Education providers must, however, be mindful of students who lack the necessary network infrastructure. But never underestimate the determination of learners; owning a mobile phone can suffice. Those who design education for online learners must target this device.
It is the greatest mistake to hurriedly equate online education with flexibility. Students must meet those brilliant teachers in real time if they are to remain engaged in their learning experience. So, promote your inflexible online learning proudly; schedule your lessons and tutorials and take role call! Offer students flexibility and your attrition and failure rates will rocket.
Having exhorted you to embrace inflexibility, all online platforms offer learners enormous flexibility too. If a scheduled live webinar/tutorial cannot be attended, the recorded session – sent to all in the class – can be reviewed any number of times and at the students’ leisure.
Furthermore, readings, videos, pre-recorded lectures, and online remote and virtual labs are all available 24/7.
Now that the stuff of learning is progressing apace, students will need to be assessed!

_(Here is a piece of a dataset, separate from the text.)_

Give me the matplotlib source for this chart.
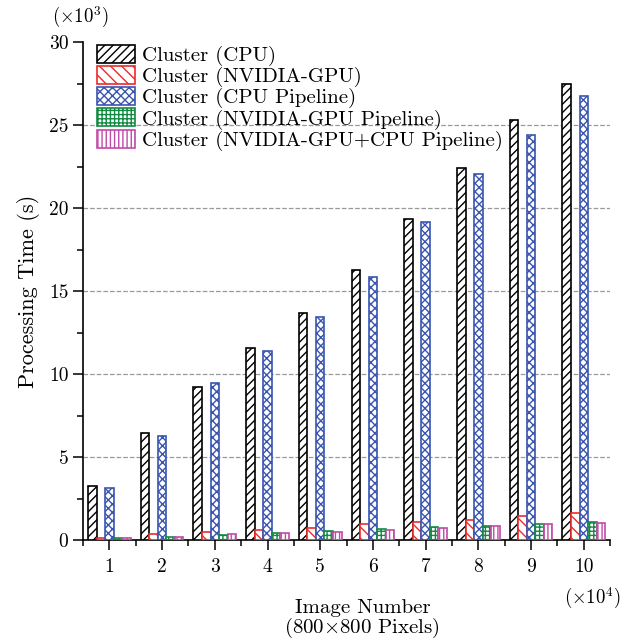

Can online education work if academic integrity cannot be assured? Again, software emerges as the saviour. There are packages such as IRIS (irisinvigilation.com) which have even outdone the human invigilator. It ably detects students trying to cut corners because it has the ears and eyes of a proctor or monitor – but one who never blinks.
Many, however, remain sceptical about the real scope of an online platform. How can it enable students to develop skills? How can learning be contextualised? And how can those overarching concepts, ideas and knowledge be applied?
For some subjects and skills this will prove impossible. Teaching someone to resuscitate an unresponsive adult, for example; a student requires a volunteer or a life-size manikin on which to practice. And a mere 15 to 20 years ago an engineering student could not have applied his newly acquired knowledge outside of a laboratory or on a real work site.
With the advent of the Internet of Things (IoT) and the 4th Industrial Revolution, however, this has all changed. In fact, the engineering industry itself has changed; much of what is accomplished on site is dependent on the internet and on technology. It is this that has allowed students to apply and test their knowledge on real equipment via remote labs, to access engineering plants via simulations and to experiment on various engineering applications and tools via virtual labs.
To calculate the temperature change and response time for different thermocouple and RTD installations, for example, students can log into a data logger remotely (as pictured below).
Differential Thermocouple Configuration:
Rahm Emanuel, a former mayor of Chicago, said:
“Never let a crisis go to waste. ….it is an opportunity to do things you could not do before”
This is our crisis and our opportunity. We are living in uncertain times, but we must continue to offer education excellence; to inspire and prepare our students for work and for a world which will inevitably present them with new challenges and change.